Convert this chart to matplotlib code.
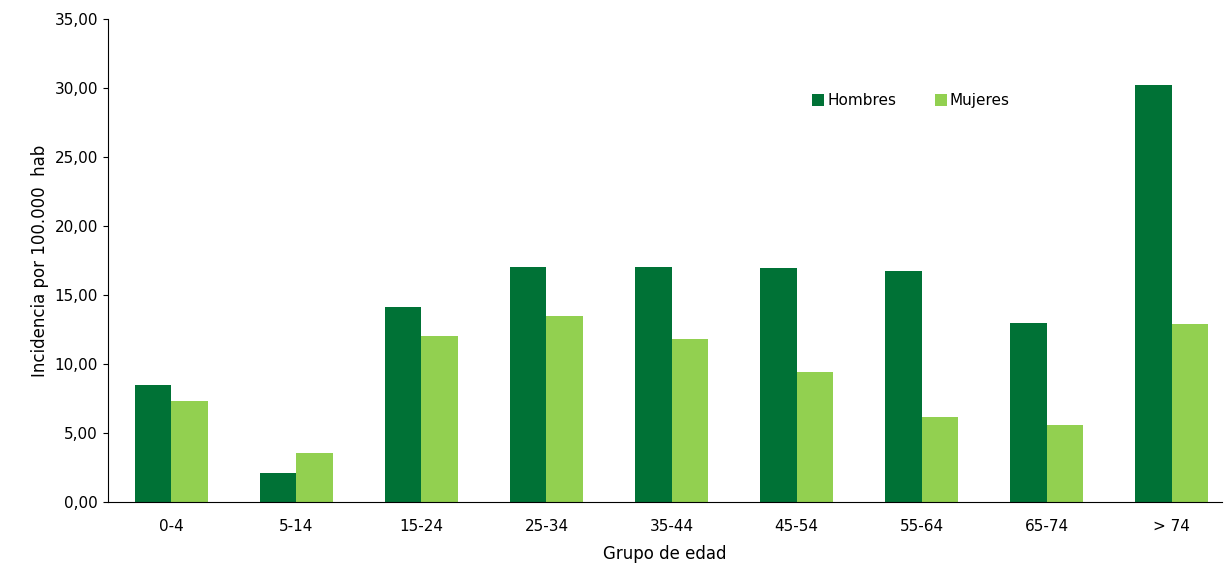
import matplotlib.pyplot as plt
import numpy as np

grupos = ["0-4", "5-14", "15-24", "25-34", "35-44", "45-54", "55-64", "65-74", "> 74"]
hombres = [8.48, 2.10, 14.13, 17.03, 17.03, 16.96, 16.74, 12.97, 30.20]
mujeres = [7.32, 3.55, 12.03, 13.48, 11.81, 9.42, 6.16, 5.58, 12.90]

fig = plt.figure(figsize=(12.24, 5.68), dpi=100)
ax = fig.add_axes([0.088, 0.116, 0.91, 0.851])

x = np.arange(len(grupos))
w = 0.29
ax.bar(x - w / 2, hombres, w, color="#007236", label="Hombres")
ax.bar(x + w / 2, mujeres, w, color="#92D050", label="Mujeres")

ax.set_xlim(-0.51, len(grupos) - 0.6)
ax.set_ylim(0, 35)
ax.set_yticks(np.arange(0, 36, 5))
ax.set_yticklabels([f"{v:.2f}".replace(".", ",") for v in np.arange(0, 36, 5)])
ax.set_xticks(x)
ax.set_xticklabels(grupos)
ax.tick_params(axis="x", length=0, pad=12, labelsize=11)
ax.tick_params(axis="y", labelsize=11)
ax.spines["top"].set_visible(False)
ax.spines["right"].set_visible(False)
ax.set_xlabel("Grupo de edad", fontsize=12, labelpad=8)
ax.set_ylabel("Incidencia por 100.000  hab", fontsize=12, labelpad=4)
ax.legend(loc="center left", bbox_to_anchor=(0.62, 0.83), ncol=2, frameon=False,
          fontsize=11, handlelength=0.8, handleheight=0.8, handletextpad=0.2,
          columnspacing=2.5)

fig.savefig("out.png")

==================================================

§ WHAT TO PRODUCE: Pictures stay out. Repeat only the lines from the beginning of the data through the line that has "ax.bar(x + w".

§ PROBLEM SOLUTION:
Convert this chart to matplotlib code.
import matplotlib.pyplot as plt
import numpy as np

grupos = ["0-4", "5-14", "15-24", "25-34", "35-44", "45-54", "55-64", "65-74", "> 74"]
hombres = [8.48, 2.10, 14.13, 17.03, 17.03, 16.96, 16.74, 12.97, 30.20]
mujeres = [7.32, 3.55, 12.03, 13.48, 11.81, 9.42, 6.16, 5.58, 12.90]

fig = plt.figure(figsize=(12.24, 5.68), dpi=100)
ax = fig.add_axes([0.088, 0.116, 0.91, 0.851])

x = np.arange(len(grupos))
w = 0.29
ax.bar(x - w / 2, hombres, w, color="#007236", label="Hombres")
ax.bar(x + w / 2, mujeres, w, color="#92D050", label="Mujeres")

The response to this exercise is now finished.